- What is required: Skip every image and restate the data word for word.
:: Stored data ::
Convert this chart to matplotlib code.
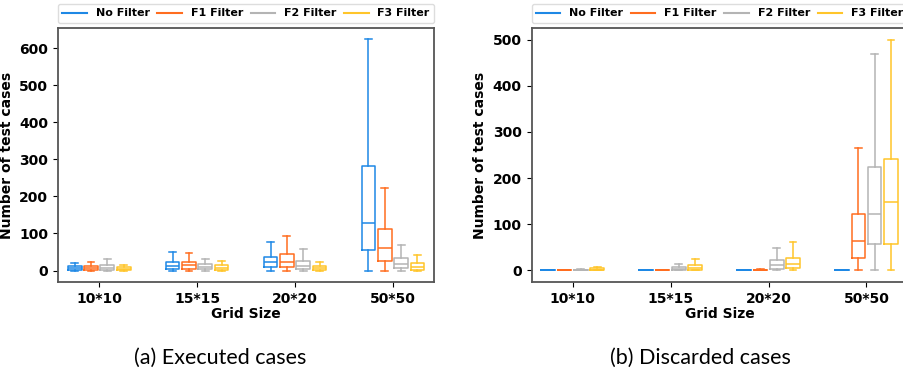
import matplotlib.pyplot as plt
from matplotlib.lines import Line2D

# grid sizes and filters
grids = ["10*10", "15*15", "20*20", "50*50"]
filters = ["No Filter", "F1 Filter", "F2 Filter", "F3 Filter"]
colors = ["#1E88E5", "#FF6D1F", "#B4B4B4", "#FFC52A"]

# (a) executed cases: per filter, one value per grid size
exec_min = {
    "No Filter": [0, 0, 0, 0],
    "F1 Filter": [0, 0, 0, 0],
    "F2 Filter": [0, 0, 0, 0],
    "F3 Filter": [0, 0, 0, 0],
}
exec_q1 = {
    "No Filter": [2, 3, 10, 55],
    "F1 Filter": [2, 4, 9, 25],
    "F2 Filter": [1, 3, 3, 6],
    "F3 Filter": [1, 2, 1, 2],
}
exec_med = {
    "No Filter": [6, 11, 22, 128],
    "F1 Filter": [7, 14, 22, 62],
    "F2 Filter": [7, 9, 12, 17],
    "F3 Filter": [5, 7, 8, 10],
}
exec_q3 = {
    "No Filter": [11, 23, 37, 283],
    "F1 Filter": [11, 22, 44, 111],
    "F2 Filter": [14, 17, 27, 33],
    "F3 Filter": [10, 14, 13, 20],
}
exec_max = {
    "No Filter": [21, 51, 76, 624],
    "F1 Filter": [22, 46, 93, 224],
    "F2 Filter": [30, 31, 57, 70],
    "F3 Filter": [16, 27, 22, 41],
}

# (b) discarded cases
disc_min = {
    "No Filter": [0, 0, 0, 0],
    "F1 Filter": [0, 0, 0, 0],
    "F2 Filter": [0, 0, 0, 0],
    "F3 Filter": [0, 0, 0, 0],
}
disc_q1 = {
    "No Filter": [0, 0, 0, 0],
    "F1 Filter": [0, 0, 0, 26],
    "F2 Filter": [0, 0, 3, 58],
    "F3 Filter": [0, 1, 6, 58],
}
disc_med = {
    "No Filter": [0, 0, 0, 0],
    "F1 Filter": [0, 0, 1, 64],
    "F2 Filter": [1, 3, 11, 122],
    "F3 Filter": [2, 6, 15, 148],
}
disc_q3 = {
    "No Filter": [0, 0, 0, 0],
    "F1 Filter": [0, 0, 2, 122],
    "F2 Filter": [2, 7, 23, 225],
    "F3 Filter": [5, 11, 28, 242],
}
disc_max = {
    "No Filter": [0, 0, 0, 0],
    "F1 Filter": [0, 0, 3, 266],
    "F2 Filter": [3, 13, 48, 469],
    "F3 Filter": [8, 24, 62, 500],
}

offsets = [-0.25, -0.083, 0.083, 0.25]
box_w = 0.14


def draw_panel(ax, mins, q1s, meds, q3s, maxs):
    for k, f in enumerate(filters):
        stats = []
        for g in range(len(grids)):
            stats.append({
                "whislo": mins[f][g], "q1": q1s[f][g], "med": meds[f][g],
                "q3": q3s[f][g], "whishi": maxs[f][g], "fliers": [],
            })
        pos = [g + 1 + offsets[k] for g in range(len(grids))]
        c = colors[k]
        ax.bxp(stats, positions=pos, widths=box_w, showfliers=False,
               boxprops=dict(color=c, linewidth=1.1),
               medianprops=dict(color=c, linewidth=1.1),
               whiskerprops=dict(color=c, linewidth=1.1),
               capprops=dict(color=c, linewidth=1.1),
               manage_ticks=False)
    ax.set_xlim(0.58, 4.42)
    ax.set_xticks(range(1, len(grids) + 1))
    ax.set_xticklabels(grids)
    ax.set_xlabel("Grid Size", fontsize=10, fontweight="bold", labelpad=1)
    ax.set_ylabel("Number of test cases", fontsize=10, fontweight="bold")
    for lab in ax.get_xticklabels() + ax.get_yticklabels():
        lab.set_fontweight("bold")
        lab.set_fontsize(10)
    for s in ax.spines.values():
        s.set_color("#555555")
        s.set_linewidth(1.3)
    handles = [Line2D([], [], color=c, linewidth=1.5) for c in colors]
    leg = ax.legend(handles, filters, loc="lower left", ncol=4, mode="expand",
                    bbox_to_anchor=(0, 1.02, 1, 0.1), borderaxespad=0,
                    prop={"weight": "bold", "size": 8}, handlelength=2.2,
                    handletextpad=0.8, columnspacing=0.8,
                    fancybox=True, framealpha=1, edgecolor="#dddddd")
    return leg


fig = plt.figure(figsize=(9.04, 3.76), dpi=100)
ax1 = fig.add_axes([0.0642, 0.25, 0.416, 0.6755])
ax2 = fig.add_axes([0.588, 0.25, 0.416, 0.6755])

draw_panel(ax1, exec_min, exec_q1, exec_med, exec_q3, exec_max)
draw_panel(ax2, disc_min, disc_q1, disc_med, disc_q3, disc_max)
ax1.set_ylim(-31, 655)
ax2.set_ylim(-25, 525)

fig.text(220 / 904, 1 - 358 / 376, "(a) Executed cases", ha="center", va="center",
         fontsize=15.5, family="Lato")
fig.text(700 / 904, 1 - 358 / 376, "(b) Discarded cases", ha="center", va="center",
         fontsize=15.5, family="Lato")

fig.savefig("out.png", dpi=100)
:::
- Exercise answer:
Convert this chart to matplotlib code.
import matplotlib.pyplot as plt
from matplotlib.lines import Line2D

# grid sizes and filters
grids = ["10*10", "15*15", "20*20", "50*50"]
filters = ["No Filter", "F1 Filter", "F2 Filter", "F3 Filter"]
colors = ["#1E88E5", "#FF6D1F", "#B4B4B4", "#FFC52A"]

# (a) executed cases: per filter, one value per grid size
exec_min = {
    "No Filter": [0, 0, 0, 0],
    "F1 Filter": [0, 0, 0, 0],
    "F2 Filter": [0, 0, 0, 0],
    "F3 Filter": [0, 0, 0, 0],
}
exec_q1 = {
    "No Filter": [2, 3, 10, 55],
    "F1 Filter": [2, 4, 9, 25],
    "F2 Filter": [1, 3, 3, 6],
    "F3 Filter": [1, 2, 1, 2],
}
exec_med = {
    "No Filter": [6, 11, 22, 128],
    "F1 Filter": [7, 14, 22, 62],
    "F2 Filter": [7, 9, 12, 17],
    "F3 Filter": [5, 7, 8, 10],
}
exec_q3 = {
    "No Filter": [11, 23, 37, 283],
    "F1 Filter": [11, 22, 44, 111],
    "F2 Filter": [14, 17, 27, 33],
    "F3 Filter": [10, 14, 13, 20],
}
exec_max = {
    "No Filter": [21, 51, 76, 624],
    "F1 Filter": [22, 46, 93, 224],
    "F2 Filter": [30, 31, 57, 70],
    "F3 Filter": [16, 27, 22, 41],
}

# (b) discarded cases
disc_min = {
    "No Filter": [0, 0, 0, 0],
    "F1 Filter": [0, 0, 0, 0],
    "F2 Filter": [0, 0, 0, 0],
    "F3 Filter": [0, 0, 0, 0],
}
disc_q1 = {
    "No Filter": [0, 0, 0, 0],
    "F1 Filter": [0, 0, 0, 26],
    "F2 Filter": [0, 0, 3, 58],
    "F3 Filter": [0, 1, 6, 58],
}
disc_med = {
    "No Filter": [0, 0, 0, 0],
    "F1 Filter": [0, 0, 1, 64],
    "F2 Filter": [1, 3, 11, 122],
    "F3 Filter": [2, 6, 15, 148],
}
disc_q3 = {
    "No Filter": [0, 0, 0, 0],
    "F1 Filter": [0, 0, 2, 122],
    "F2 Filter": [2, 7, 23, 225],
    "F3 Filter": [5, 11, 28, 242],
}
disc_max = {
    "No Filter": [0, 0, 0, 0],
    "F1 Filter": [0, 0, 3, 266],
    "F2 Filter": [3, 13, 48, 469],
    "F3 Filter": [8, 24, 62, 500],
}

offsets = [-0.25, -0.083, 0.083, 0.25]
box_w = 0.14


def draw_panel(ax, mins, q1s, meds, q3s, maxs):
    for k, f in enumerate(filters):
        stats = []
        for g in range(len(grids)):
            stats.append({
                "whislo": mins[f][g], "q1": q1s[f][g], "med": meds[f][g],
                "q3": q3s[f][g], "whishi": maxs[f][g], "fliers": [],
            })
        pos = [g + 1 + offsets[k] for g in range(len(grids))]
        c = colors[k]
        ax.bxp(stats, positions=pos, widths=box_w, showfliers=False,
               boxprops=dict(color=c, linewidth=1.1),
               medianprops=dict(color=c, linewidth=1.1),
               whiskerprops=dict(color=c, linewidth=1.1),
               capprops=dict(color=c, linewidth=1.1),
               manage_ticks=False)
    ax.set_xlim(0.58, 4.42)
    ax.set_xticks(range(1, len(grids) + 1))
    ax.set_xticklabels(grids)
    ax.set_xlabel("Grid Size", fontsize=10, fontweight="bold", labelpad=1)
    ax.set_ylabel("Number of test cases", fontsize=10, fontweight="bold")
    for lab in ax.get_xticklabels() + ax.get_yticklabels():
        lab.set_fontweight("bold")
        lab.set_fontsize(10)
    for s in ax.spines.values():
        s.set_color("#555555")
        s.set_linewidth(1.3)
    handles = [Line2D([], [], color=c, linewidth=1.5) for c in colors]
    leg = ax.legend(handles, filters, loc="lower left", ncol=4, mode="expand",
                    bbox_to_anchor=(0, 1.02, 1, 0.1), borderaxespad=0,
                    prop={"weight": "bold", "size": 8}, handlelength=2.2,
                    handletextpad=0.8, columnspacing=0.8,
                    fancybox=True, framealpha=1, edgecolor="#dddddd")
    return leg


fig = plt.figure(figsize=(9.04, 3.76), dpi=100)
ax1 = fig.add_axes([0.0642, 0.25, 0.416, 0.6755])
ax2 = fig.add_axes([0.588, 0.25, 0.416, 0.6755])

draw_panel(ax1, exec_min, exec_q1, exec_med, exec_q3, exec_max)
draw_panel(ax2, disc_min, disc_q1, disc_med, disc_q3, disc_max)
ax1.set_ylim(-31, 655)
ax2.set_ylim(-25, 525)

fig.text(220 / 904, 1 - 358 / 376, "(a) Executed cases", ha="center", va="center",
         fontsize=15.5, family="Lato")
fig.text(700 / 904, 1 - 358 / 376, "(b) Discarded cases", ha="center", va="center",
         fontsize=15.5, family="Lato")

fig.savefig("out.png", dpi=100)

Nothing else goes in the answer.